Direction:
Locate the string "this" throughout the material and copy every line in which it occurs.

Rows from a dataset of charts and code:
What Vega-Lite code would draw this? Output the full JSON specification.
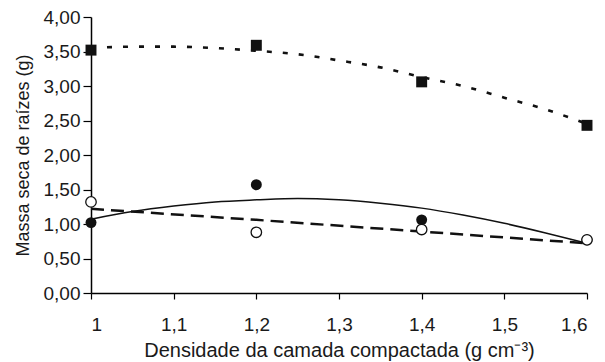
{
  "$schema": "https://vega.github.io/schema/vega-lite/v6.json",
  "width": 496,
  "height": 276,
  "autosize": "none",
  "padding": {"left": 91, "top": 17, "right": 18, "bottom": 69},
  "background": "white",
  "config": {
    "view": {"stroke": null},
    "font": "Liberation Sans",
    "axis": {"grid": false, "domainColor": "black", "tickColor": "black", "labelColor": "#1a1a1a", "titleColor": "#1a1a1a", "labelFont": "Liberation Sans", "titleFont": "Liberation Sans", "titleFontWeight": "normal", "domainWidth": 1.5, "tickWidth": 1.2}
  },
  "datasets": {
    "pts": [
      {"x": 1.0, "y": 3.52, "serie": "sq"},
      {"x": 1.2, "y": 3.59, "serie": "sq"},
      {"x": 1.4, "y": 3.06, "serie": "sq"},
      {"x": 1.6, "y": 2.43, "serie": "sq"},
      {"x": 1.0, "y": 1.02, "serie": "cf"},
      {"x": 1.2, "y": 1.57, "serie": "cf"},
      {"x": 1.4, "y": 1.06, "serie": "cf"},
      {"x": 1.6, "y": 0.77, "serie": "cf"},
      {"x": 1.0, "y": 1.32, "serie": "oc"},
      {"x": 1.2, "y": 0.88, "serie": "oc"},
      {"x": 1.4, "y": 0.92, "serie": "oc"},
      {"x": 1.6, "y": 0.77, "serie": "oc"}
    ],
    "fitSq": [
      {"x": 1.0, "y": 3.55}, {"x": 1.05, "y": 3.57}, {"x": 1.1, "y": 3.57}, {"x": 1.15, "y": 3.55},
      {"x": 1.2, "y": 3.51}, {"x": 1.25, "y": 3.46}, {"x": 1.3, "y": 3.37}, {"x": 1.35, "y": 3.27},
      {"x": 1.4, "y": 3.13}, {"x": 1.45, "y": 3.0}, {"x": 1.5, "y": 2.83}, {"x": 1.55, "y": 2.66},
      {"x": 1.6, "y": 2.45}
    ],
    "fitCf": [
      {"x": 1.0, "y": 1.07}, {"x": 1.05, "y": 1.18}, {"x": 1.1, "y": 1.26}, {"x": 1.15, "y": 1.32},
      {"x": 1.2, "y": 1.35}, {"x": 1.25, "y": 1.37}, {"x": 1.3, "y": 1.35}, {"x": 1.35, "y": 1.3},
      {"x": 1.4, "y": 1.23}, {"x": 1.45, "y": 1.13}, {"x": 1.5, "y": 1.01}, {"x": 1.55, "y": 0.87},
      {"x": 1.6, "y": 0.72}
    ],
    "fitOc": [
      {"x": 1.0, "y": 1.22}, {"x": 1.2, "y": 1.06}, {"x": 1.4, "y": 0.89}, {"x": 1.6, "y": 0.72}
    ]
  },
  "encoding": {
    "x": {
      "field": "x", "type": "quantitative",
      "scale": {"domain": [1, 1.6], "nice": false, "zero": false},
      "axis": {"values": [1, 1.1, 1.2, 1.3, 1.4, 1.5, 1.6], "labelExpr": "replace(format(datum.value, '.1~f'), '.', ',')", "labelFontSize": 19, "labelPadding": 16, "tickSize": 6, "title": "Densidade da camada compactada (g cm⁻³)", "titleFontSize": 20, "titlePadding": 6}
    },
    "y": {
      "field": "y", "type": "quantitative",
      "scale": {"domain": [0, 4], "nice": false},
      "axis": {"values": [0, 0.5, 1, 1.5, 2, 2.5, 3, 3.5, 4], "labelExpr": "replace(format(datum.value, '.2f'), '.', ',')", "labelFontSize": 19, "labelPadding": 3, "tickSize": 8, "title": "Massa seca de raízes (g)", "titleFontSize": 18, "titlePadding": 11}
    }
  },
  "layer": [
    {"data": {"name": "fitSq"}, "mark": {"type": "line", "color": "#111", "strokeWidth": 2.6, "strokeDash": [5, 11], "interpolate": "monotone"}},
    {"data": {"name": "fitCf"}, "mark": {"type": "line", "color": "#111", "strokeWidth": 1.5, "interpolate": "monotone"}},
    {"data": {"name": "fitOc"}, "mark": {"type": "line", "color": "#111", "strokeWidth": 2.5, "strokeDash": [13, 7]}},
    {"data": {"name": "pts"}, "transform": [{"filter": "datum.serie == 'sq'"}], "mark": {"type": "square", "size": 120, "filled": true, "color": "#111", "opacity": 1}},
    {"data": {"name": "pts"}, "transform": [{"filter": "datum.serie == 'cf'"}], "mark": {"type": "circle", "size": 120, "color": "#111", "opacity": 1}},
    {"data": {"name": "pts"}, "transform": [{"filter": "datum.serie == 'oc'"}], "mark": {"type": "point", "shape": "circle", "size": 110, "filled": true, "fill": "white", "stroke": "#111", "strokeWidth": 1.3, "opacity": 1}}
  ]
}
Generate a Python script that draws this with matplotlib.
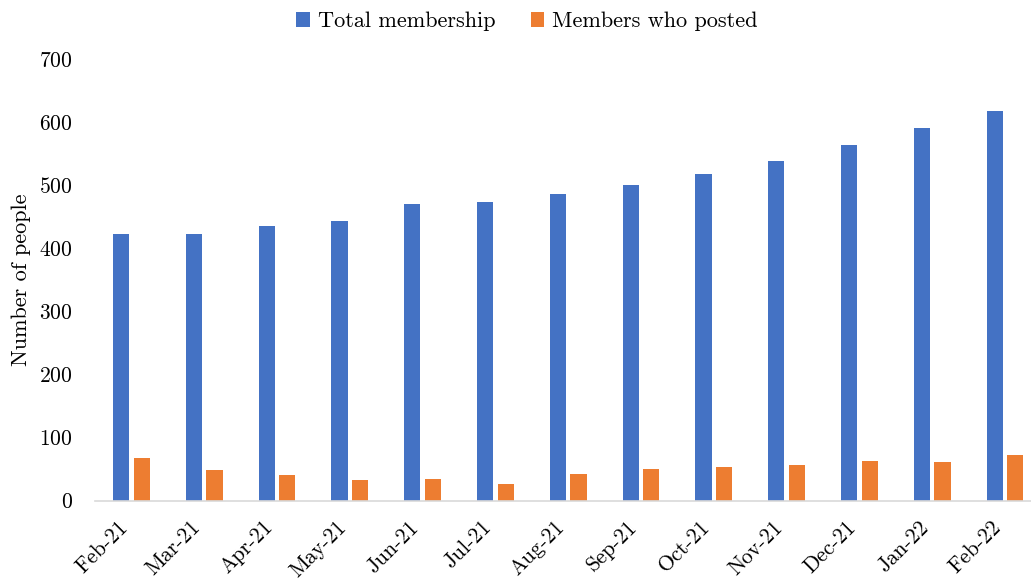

Final answer:
What Vega-Lite code would draw this? Output the full JSON specification.
Generate a Python script that draws this with matplotlib.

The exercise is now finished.